(Code that draws figures)
○ ○ ○ ○ ○
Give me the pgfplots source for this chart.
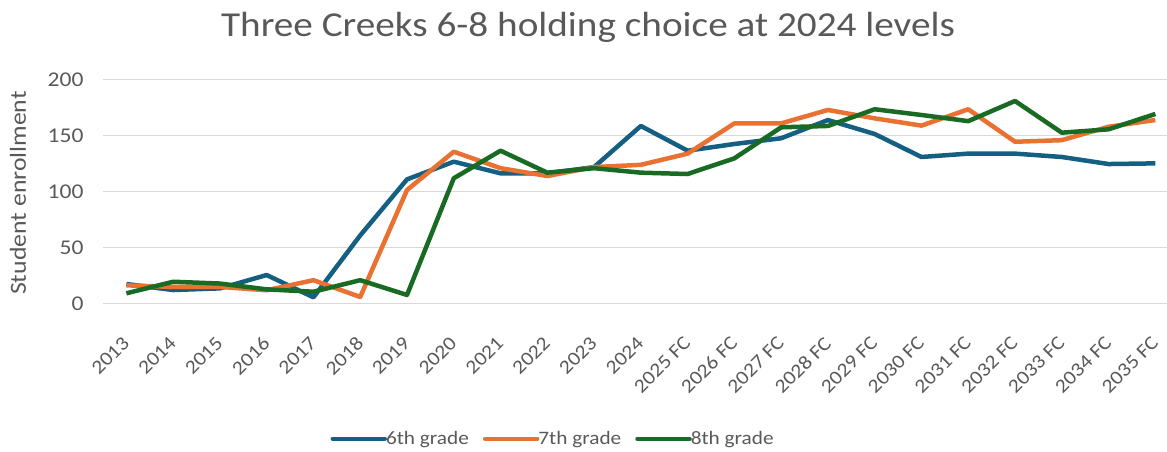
\documentclass[border=0pt]{standalone}
\usepackage{pgfplots}
\pgfplotsset{compat=1.18}
\usepackage{fontspec}
\setmainfont{Carlito}[FakeStretch=1.12]
\definecolor{cBlue}{HTML}{156082}
\definecolor{cOrange}{HTML}{E97132}
\definecolor{cGreen}{HTML}{196B24}
\definecolor{txt}{HTML}{595959}
\definecolor{grd}{HTML}{D9D9D9}
\pgfplotstableread{
x six seven eight
0 17.6 16.4 9.3
1 12.2 15.0 19.6
2 13.7 15.0 18.0
3 25.6 12.0 12.8
4 5.7 21.0 10.7
5 61.0 6.0 21.0
6 111.0 101.5 7.8
7 126.8 135.7 112.0
8 116.4 121.0 136.6
9 116.4 114.0 117.0
10 122.0 122.0 121.0
11 158.7 124.0 117.0
12 136.6 134.0 115.8
13 142.6 161.0 129.8
14 147.7 161.0 157.5
15 164.0 173.0 158.7
16 151.5 165.5 173.6
17 131.0 159.0 168.5
18 134.0 173.6 163.0
19 134.0 144.6 181.0
20 131.0 146.0 152.7
21 124.7 158.0 155.7
22 125.3 164.0 169.4
}\data
\begin{document}
\begin{tikzpicture}[x=1pt,y=1pt]
\useasboundingbox (0,0) rectangle (1167,451);
\node[text=txt,font=\fontsize{35}{40}\selectfont,anchor=base] at (588,414) {Three Creeks 6-8 holding choice at 2024 levels};
\node[text=txt,font=\fontsize{23}{26}\selectfont,rotate=90] at (18,258) {Student enrollment};
\begin{axis}[
  at={(103pt,147.3pt)}, anchor=south west,
  scale only axis, width=1064pt, height=224pt,
  xmin=-0.5, xmax=22.25, ymin=0, ymax=200,
  ytick={0,50,100,150,200},
  xtick={0,...,22},
  xticklabels={2013,2014,2015,2016,2017,2018,2019,2020,2021,2022,2023,2024,2025 FC,2026 FC,2027 FC,2028 FC,2029 FC,2030 FC,2031 FC,2032 FC,2033 FC,2034 FC,2035 FC},
  xticklabel style={xshift=-5pt, yshift=-30pt, rotate=45, anchor=north east, inner sep=1pt, font=\fontsize{19.5}{22}\selectfont, text=txt},
  yticklabel style={xshift=-16pt, font=\fontsize{21}{24}\selectfont, text=txt},
  /pgf/number format/assume math mode=true,
  axis line style={draw=none},
  tick style={draw=none},
  ymajorgrids, grid style={grd, line width=1.3pt},
  clip=false,
  legend columns=3,
  legend style={draw=none, fill=none, at={(0.423,-0.603)}, anchor=center, font=\fontsize{19}{23}\selectfont, text=txt, inner sep=0pt, /tikz/every even column/.append style={column sep=12pt}, /tikz/every odd column/.append style={column sep=-3pt}},
  legend image code/.code={\draw[#1, line cap=round] (0pt,0pt) -- (52pt,0pt);},
]
\addplot[cBlue, line width=4.5pt, line join=round] table[x=x,y=six]{\data};
\addlegendentry{6th grade}
\addplot[cOrange, line width=4.5pt, line join=round] table[x=x,y=seven]{\data};
\addlegendentry{7th grade}
\addplot[cGreen, line width=4.5pt, line join=round] table[x=x,y=eight]{\data};
\addlegendentry{8th grade}
\end{axis}
\end{tikzpicture}
\end{document}
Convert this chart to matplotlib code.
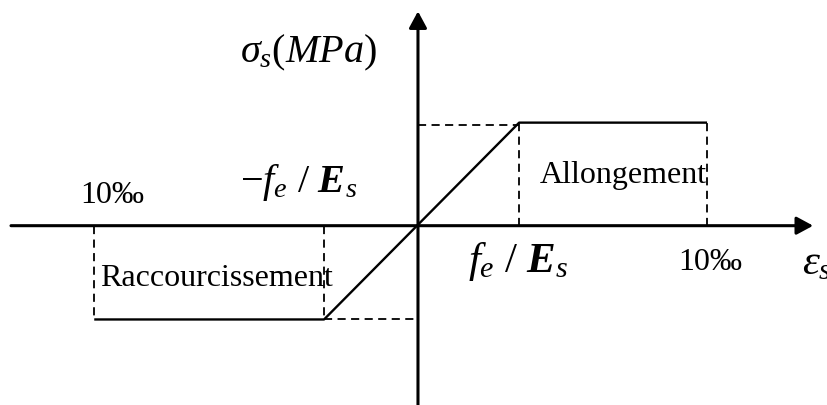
○ ○ ○ ○ ○
▸ **The exercise**
Quote all of the entries word for word, omitting any pictures.

▸ **Solution to this exercise**
Give me the pgfplots source for this chart.
\documentclass[border=0pt]{standalone}
\usepackage{pgfplots}
\pgfplotsset{compat=1.18}
\usepackage{fontspec}
\setmainfont{Carlito}[FakeStretch=1.12]
\definecolor{cBlue}{HTML}{156082}
\definecolor{cOrange}{HTML}{E97132}
\definecolor{cGreen}{HTML}{196B24}
\definecolor{txt}{HTML}{595959}
\definecolor{grd}{HTML}{D9D9D9}
\pgfplotstableread{
x six seven eight
0 17.6 16.4 9.3
1 12.2 15.0 19.6
2 13.7 15.0 18.0
3 25.6 12.0 12.8
4 5.7 21.0 10.7
5 61.0 6.0 21.0
6 111.0 101.5 7.8
7 126.8 135.7 112.0
8 116.4 121.0 136.6
9 116.4 114.0 117.0
10 122.0 122.0 121.0
11 158.7 124.0 117.0
12 136.6 134.0 115.8
13 142.6 161.0 129.8
14 147.7 161.0 157.5
15 164.0 173.0 158.7
16 151.5 165.5 173.6
17 131.0 159.0 168.5
18 134.0 173.6 163.0
19 134.0 144.6 181.0
20 131.0 146.0 152.7
21 124.7 158.0 155.7
22 125.3 164.0 169.4
}\data
\begin{document}
\begin{tikzpicture}[x=1pt,y=1pt]
\useasboundingbox (0,0) rectangle (1167,451);
\node[text=txt,font=\fontsize{35}{40}\selectfont,anchor=base] at (588,414) {Three Creeks 6-8 holding choice at 2024 levels};
\node[text=txt,font=\fontsize{23}{26}\selectfont,rotate=90] at (18,258) {Student enrollment};
\begin{axis}[
  at={(103pt,147.3pt)}, anchor=south west,
  scale only axis, width=1064pt, height=224pt,
  xmin=-0.5, xmax=22.25, ymin=0, ymax=200,
  ytick={0,50,100,150,200},
  xtick={0,...,22},
  xticklabels={2013,2014,2015,2016,2017,2018,2019,2020,2021,2022,2023,2024,2025 FC,2026 FC,2027 FC,2028 FC,2029 FC,2030 FC,2031 FC,2032 FC,2033 FC,2034 FC,2035 FC},
  xticklabel style={xshift=-5pt, yshift=-30pt, rotate=45, anchor=north east, inner sep=1pt, font=\fontsize{19.5}{22}\selectfont, text=txt},
  yticklabel style={xshift=-16pt, font=\fontsize{21}{24}\selectfont, text=txt},
  /pgf/number format/assume math mode=true,
  axis line style={draw=none},
  tick style={draw=none},
  ymajorgrids, grid style={grd, line width=1.3pt},
  clip=false,
  legend columns=3,
  legend style={draw=none, fill=none, at={(0.423,-0.603)}, anchor=center, font=\fontsize{19}{23}\selectfont, text=txt, inner sep=0pt, /tikz/every even column/.append style={column sep=12pt}, /tikz/every odd column/.append style={column sep=-3pt}},
  legend image code/.code={\draw[#1, line cap=round] (0pt,0pt) -- (52pt,0pt);},
]
\addplot[cBlue, line width=4.5pt, line join=round] table[x=x,y=six]{\data};
\addlegendentry{6th grade}
\addplot[cOrange, line width=4.5pt, line join=round] table[x=x,y=seven]{\data};
\addlegendentry{7th grade}
\addplot[cGreen, line width=4.5pt, line join=round] table[x=x,y=eight]{\data};
\addlegendentry{8th grade}
\end{axis}
\end{tikzpicture}
\end{document}
Convert this chart to matplotlib code.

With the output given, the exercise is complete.